Eren, programlar dışında yayımlanan filmlerin de çok ses getirdiğine vurgu yaparak, şöyle devam etti:
"Önümüzdeki aylarda da birbirinden kaliteli yapımları izleyicilerimizle buluşturmaya devam edeceğiz. Ruben Östlund'dan En İyi Yabancı Film Oscar'ı alan 'Kare', Zvyagintsev'den 'Sevgisiz', Salinger'ı anlatan 'Rebel in the Rye', Van Gogh'un hayatını anlatan 'Sonsuzluğun Kapısında', Christian Petzold'dan 'Transit', Matt Ross'dan 'Kaptan Fantastik', Hollywood'dan 'Kral Lear', George Clooney'den 'Suburbicon', Tim Hill'den 'Büyükbaba ile Savaş', Fransa'dan 'Siyah Nehir' gibi son yılların nitelikli yapımları 2020 planlarımız arasında."
- Ödüllü dünya dizileri de TRT 2'de olacak
Yakın zamanda dünya çapında büyük ilgi gören, bol ödüllü dizileri TRT 2 ekranına getireceklerini dile getiren Eren, "Bunun ilk örneği de iddialı İskandinav polisiyesi 'Bron/Broen'. 4 sezon, 38 bölümden oluşan dizi, Danimarka ve İsveç arasındaki bir köprüde bulunan bir cesedin ardından Danimarkalı ve İsveçli iki polisin katili bulma serüvenini anlatıyor. Dizi yer yer polisiyenin ötesine geçerek hem polislerin bireysel sorunlarına hem de iki ülkenin toplumsal detaylarına değiniyor." ifadelerine yer verdi.

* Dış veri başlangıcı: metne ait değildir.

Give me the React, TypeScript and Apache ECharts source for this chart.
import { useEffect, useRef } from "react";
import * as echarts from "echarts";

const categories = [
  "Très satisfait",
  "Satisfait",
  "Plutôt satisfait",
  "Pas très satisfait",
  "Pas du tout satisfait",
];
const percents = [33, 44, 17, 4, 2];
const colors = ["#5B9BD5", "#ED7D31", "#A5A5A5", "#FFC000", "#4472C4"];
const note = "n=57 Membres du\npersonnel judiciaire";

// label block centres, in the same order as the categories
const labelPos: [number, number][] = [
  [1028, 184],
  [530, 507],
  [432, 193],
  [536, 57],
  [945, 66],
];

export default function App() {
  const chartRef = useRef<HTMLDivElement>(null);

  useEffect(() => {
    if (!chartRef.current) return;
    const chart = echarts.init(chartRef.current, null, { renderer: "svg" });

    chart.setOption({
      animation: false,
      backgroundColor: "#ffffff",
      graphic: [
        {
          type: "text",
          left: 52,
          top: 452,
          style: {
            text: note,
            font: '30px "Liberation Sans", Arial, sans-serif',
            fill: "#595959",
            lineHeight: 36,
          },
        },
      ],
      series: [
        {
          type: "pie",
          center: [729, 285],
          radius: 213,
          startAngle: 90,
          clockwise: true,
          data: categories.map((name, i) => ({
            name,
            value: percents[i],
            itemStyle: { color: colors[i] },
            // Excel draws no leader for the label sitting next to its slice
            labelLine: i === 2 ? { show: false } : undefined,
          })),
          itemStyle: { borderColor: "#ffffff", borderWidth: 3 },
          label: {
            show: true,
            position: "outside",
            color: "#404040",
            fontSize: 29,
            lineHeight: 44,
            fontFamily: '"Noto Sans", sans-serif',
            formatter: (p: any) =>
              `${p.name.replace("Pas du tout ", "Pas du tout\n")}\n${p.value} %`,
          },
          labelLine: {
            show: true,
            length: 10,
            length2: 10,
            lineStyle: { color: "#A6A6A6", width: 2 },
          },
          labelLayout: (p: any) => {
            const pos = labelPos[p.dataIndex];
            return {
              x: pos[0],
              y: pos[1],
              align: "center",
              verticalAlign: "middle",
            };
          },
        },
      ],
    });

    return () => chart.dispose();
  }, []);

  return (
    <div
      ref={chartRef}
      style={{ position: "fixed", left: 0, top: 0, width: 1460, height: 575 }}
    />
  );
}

TRT Genel Müdürü Eren, henüz yeni başladıklarını söyleyerek, "Ülke olarak TRT 2 ile uzun bir yolculuğumuz olacak. İnşallah her geçen sene yepyeni içeriklerimizle izleyici kitlemizi genişleteceğiz ve kültür-sanatseverlerin buluşma noktası olmaya devam edeceğiz." değerlendirmesinde bulundu.